SZ effects in the Magneticum Pathfinder Simulation: Comparison with the Planck, SPT, and ACT results

TL;DR

This paper uses advanced cosmological hydrodynamical simulations to analyze the Sunyaev-Zeldovich effects, comparing the results with Planck, SPT, and ACT observations, and investigates the consistency of the simulated signals with observational data.

Contribution

It presents detailed predictions of SZ effects from the Magneticum Pathfinder simulations and compares them with observational data, highlighting agreements and discrepancies.

Findings

The tSZ power spectrum matches Planck data up to l~1000.

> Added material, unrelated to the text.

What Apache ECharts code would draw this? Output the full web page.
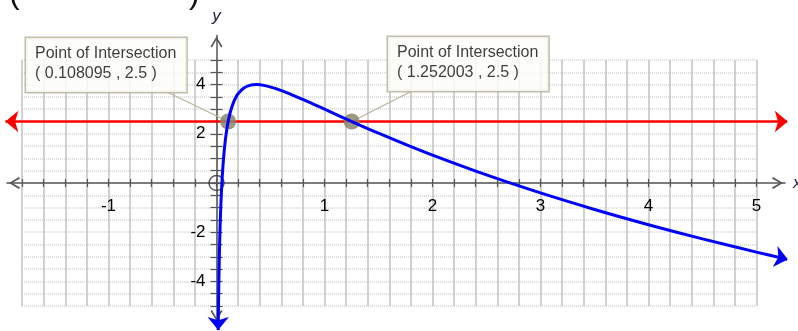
<!DOCTYPE html>
<html>
<head>
<meta charset="utf-8">
<script src="https://cdn.jsdelivr.net/npm/echarts@6/dist/echarts.min.js"></script>
<style>
  html, body { margin: 0; padding: 0; background: #ffffff; }
  #chart { width: 798px; height: 331px; }
</style>
</head>
<body>
<div id="chart"></div>
<script>
// y = f(x) sampled along the blue curve (first and last entries are the arrow tips)
const curveX = [0.01562, 0.0175, 0.02, 0.025, 0.03, 0.035, 0.04, 0.05, 0.06, 0.07, 0.08, 0.09, 0.1,
  0.108095, 0.115, 0.13, 0.16, 0.18, 0.2, 0.25, 0.3, 0.37, 0.45, 0.55, 0.65, 0.8, 0.9, 1.0, 1.1, 1.252003,
  1.5, 1.75, 2.0, 2.5, 3.0, 3.5, 4.0, 4.5, 5.0, 5.29];
const curveY = [-5.98, -5.276, -4.48, -3.23, -2.283, -1.534, -0.924, 0.017, 0.712, 1.247, 1.672, 2.018, 2.303,
  2.5, 2.648, 2.918, 3.307, 3.489, 3.629, 3.851, 3.958, 4.0, 3.959, 3.838, 3.676, 3.396, 3.2, 3.0, 2.8, 2.5,
  2.025, 1.568, 1.133, 0.328, -0.404, -1.075, -1.694, -2.271, -2.809, -3.107];

// horizontal line y = 2.5 (ends are the arrow tips)
const lineX = [-1.955, 5.29];
const lineY = [2.5, 2.5];

// intersection points
const meetX = [0.108095, 1.252003];
const meetY = [2.5, 2.5];
const meetTitle = 'Point of Intersection';

// open point at the origin
const holeX = [0];
const holeY = [0];

// tick labels shown on the axes
const xTickLabels = [-1, 1, 2, 3, 4, 5];
const yTickLabels = [-4, -2, 2, 4];

const curveData = curveX.map((x, i) => [x, curveY[i]]);
const lineData = lineX.map((x, i) => [x, lineY[i]]);
const meetData = meetX.map((x, i) => [x, meetY[i]]);
const holeData = holeX.map((x, i) => [x, holeY[i]]);

const FONT = '"Liberation Sans", Arial, sans-serif';
const AXIS_COLOR = '#555555';
const LEADER_COLOR = '#b7b59c';
const chevron = 'path://M0,10 L6,0 L12,10 L10.6,11 L6,3.2 L1.4,11 Z';

// plot frame: x from -1.8 to 5, y from -5 to 5
const GRID = { left: 22.1, right: 41.5, top: 60, bottom: 25 };
const W = 798, H = 331;
const X_MIN = -1.8, X_MAX = 5, Y_MIN = -5, Y_MAX = 5;
const plotW = W - GRID.left - GRID.right;
const plotH = H - GRID.top - GRID.bottom;
// distance from each frame edge to the zero lines
const zeroFromLeft = plotW * (0 - X_MIN) / (X_MAX - X_MIN);
const zeroFromRight = plotW - zeroFromLeft;
const zeroFromTop = plotH * (Y_MAX - 0) / (Y_MAX - Y_MIN);
const zeroFromBottom = plotH - zeroFromTop;

// callout boxes: top-left corner, and where the leader leaves the bottom edge
const CALLOUTS = [{ x: 26, y: 38, anchor: 141 }, { x: 388, y: 37, anchor: 24 }];
const CALLOUT_H = 54;

function near(a, b) { return Math.abs(a - b) < 1e-6; }

const chart = echarts.init(document.getElementById('chart'), null, { renderer: 'canvas' });

// tick axes drawn along the zero lines (one set per side of each line)
function tickX(pos, offset, extra) {
  return Object.assign({
    type: 'value', gridIndex: 0, min: X_MIN, max: X_MAX, interval: 0.2, position: pos, offset: offset,
    axisLine: { show: false, onZero: false },
    axisTick: { show: true, inside: true, length: 4, lineStyle: { color: AXIS_COLOR, width: 1.2 } },
    splitLine: { show: false },
    axisLabel: { show: false }
  }, extra || {});
}
function tickY(pos, offset, extra) {
  return Object.assign({
    type: 'value', gridIndex: 0, min: Y_MIN, max: Y_MAX, interval: 0.5, position: pos, offset: offset,
    axisLine: { show: false, onZero: false },
    axisTick: { show: true, inside: true, length: 6, lineStyle: { color: AXIS_COLOR, width: 1.2 } },
    splitLine: { show: false },
    axisLabel: { show: false }
  }, extra || {});
}

chart.setOption({
  animation: false,
  backgroundColor: '#ffffff',
  grid: [
    Object.assign({ containLabel: false, outerBoundsMode: 'none' }, GRID),
    { left: 7, right: 13, top: 35.4, bottom: 9, containLabel: false, outerBoundsMode: 'none' }
  ],
  xAxis: [
    tickX('bottom', -zeroFromBottom, {
      splitLine: { show: true, lineStyle: { color: '#c2c2c2', width: 1.5 } },
      axisLabel: {
        show: true, margin: 15, fontSize: 17, fontFamily: FONT, color: '#000',
        formatter: v => xTickLabels.some(t => near(t, v)) ? String(Math.round(v)) : ''
      }
    }),
    tickX('top', -zeroFromTop),
    {
      type: 'value', gridIndex: 1, min: -1.94, max: 5.264,
      axisLine: {
        show: true, onZero: true,
        lineStyle: { color: AXIS_COLOR, width: 1.5 },
        symbol: [chevron, chevron], symbolSize: [12, 15], symbolOffset: [7.5, -7.5]
      },
      axisTick: { show: false }, axisLabel: { show: false }, splitLine: { show: false },
      name: 'x', nameLocation: 'end', nameGap: 8,
      nameTextStyle: { fontSize: 17, fontStyle: 'italic', fontFamily: FONT, color: '#222244', verticalAlign: 'middle' }
    }
  ],
  yAxis: [
    tickY('left', -zeroFromLeft, {
      splitLine: { show: true, lineStyle: { color: '#d2d2d2', width: 1.5, type: [1, 1] } },
      axisLabel: {
        show: true, margin: 11, fontSize: 17, fontFamily: FONT, color: '#000',
        formatter: v => yTickLabels.some(t => near(t, v)) ? String(Math.round(v)) : ''
      }
    }),
    tickY('right', -zeroFromRight),
    {
      type: 'value', gridIndex: 1, min: -5.65, max: 6.0,
      axisLine: {
        show: true, onZero: true,
        lineStyle: { color: AXIS_COLOR, width: 1.5 },
        symbol: [chevron, chevron], symbolSize: [12, 13], symbolOffset: [6.5, -6.5]
      },
      axisTick: { show: false }, axisLabel: { show: false }, splitLine: { show: false },
      name: 'y', nameLocation: 'end', nameGap: 11,
      nameTextStyle: { fontSize: 17, fontStyle: 'italic', fontFamily: FONT, color: '#222244' }
    }
  ],
  graphic: [
    { type: 'text', left: 9, top: -22, silent: true,
      style: { text: '(', font: '32px ' + FONT, fill: '#111' } },
    { type: 'text', left: 189, top: -22, silent: true,
      style: { text: ')', font: '32px ' + FONT, fill: '#111' } }
  ],
  series: [
    {
      name: 'y = 2.5', type: 'line', xAxisIndex: 2, yAxisIndex: 2,
      data: lineData, clip: false, z: 3,
      lineStyle: { color: '#ff0000', width: 2.5 },
      symbol: 'arrow', symbolSize: [16, 13],
      symbolRotate: (v, p) => p.dataIndex === 0 ? 90 : -90,
      itemStyle: { color: '#ff0000' }
    },
    {
      name: 'intersections', type: 'scatter', xAxisIndex: 2, yAxisIndex: 2,
      data: meetData, clip: false, z: 4,
      symbol: 'circle', symbolSize: 16,
      itemStyle: { color: '#8a8769', opacity: 0.85 },
      label: {
        show: true,
        formatter: p => meetTitle + '\n( ' + p.value[0] + ' , ' + p.value[1] + ' )',
        fontSize: 16, fontFamily: FONT, color: '#1a1a1a', lineHeight: 20,
        backgroundColor: '#fdfdf8', borderColor: LEADER_COLOR, borderWidth: 1.5,
        padding: [6, 10, 8, 9], align: 'left', verticalAlign: 'top'
      },
      labelLayout: p => ({
        x: CALLOUTS[p.dataIndex].x, y: CALLOUTS[p.dataIndex].y,
        align: 'left', verticalAlign: 'top'
      }),
      markLine: {
        silent: true, z: 3, animation: false,
        symbol: ['none', 'none'],
        label: { show: false },
        lineStyle: { color: LEADER_COLOR, width: 1.2, type: 'solid' },
        data: meetData.map((pt, i) => [
          { coord: pt },
          { x: CALLOUTS[i].x + CALLOUTS[i].anchor, y: CALLOUTS[i].y + CALLOUT_H }
        ])
      }
    },
    {
      name: 'hole', type: 'scatter', xAxisIndex: 2, yAxisIndex: 2,
      data: holeData, clip: false, z: 5,
      symbol: 'circle', symbolSize: 15,
      itemStyle: { color: 'rgba(255,255,255,0)', borderColor: '#333333', borderWidth: 1.5 }
    },
    {
      name: 'f(x)', type: 'line', xAxisIndex: 2, yAxisIndex: 2,
      data: curveData, clip: false, z: 6,
      smooth: 0.35,
      lineStyle: { color: '#0000ff', width: 3 },
      itemStyle: { color: '#0000ff' },
      showSymbol: true,
      symbol: (v, p) => (p.dataIndex === 0 || p.dataIndex === curveData.length - 1) ? 'arrow' : 'none',
      symbolSize: [16, 13],
      symbolRotate: (v, p) => p.dataIndex === 0 ? 180 : -103
    }
  ]
});
</script>
</body>
</html>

The simulated mean Compton Y parameter aligns with Planck estimates.

The tSZ power spectrum at l=3000 exceeds ground-based measurements.

Abstract

We calculate the one-point probability density distribution functions (PDF) and the power spectra of the thermal and kinetic Sunyaev-Zeldovich (tSZ and kSZ) effects and the mean Compton Y parameter using the Magneticum Pathfinder simulations, state-of-the-art cosmological hydrodynamical simulations of a large cosmological volume of (896 Mpc/h)^3. These simulations follow in detail the thermal and chemical evolution of the intracluster medium as well as the evolution of super-massive black holes and their associated feedback processes. We construct full-sky maps of tSZ and kSZ from the light-cones out to z=0.17, and one realization of 8.8x8.8 degree wide, deep light-cone out to z=5.2. The local universe at z<0.027 is simulated by a constrained realisation. The tail of the one-point PDF of tSZ from the deep light-cone follows a power-law shape with an index of -3.2. Once convolved with the effective beam of Planck, it agrees with the PDF measured by Planck. The predicted tSZ power spectrum agrees with that of the Planck data at all multipoles up to l~1000, once the calculations are scaled to the Planck 2015 cosmological parameters with \Omega_m=0.308 and \sigma_8=0.8149. Consistent with the results in the literature, however, we continue to find the tSZ power spectrum at l=3000 that is significantly larger than that estimated from the high-resolution ground-based data. The simulation predicts the mean fluctuating Compton Y value of <Y>=1.18x10^{-6} for \Omega_m=0.272 and \sigma_8=0.809. Nearly half (~ 5x10^{-7}) of the signal comes from halos below a virial mass of 10^{13}M_\odot/h. Scaling this to the Planck 2015 parameters, we find <Y>=1.57x10^{-6}. The PDF and the power spectrum of kSZ from our simulation agree broadly with the previous work.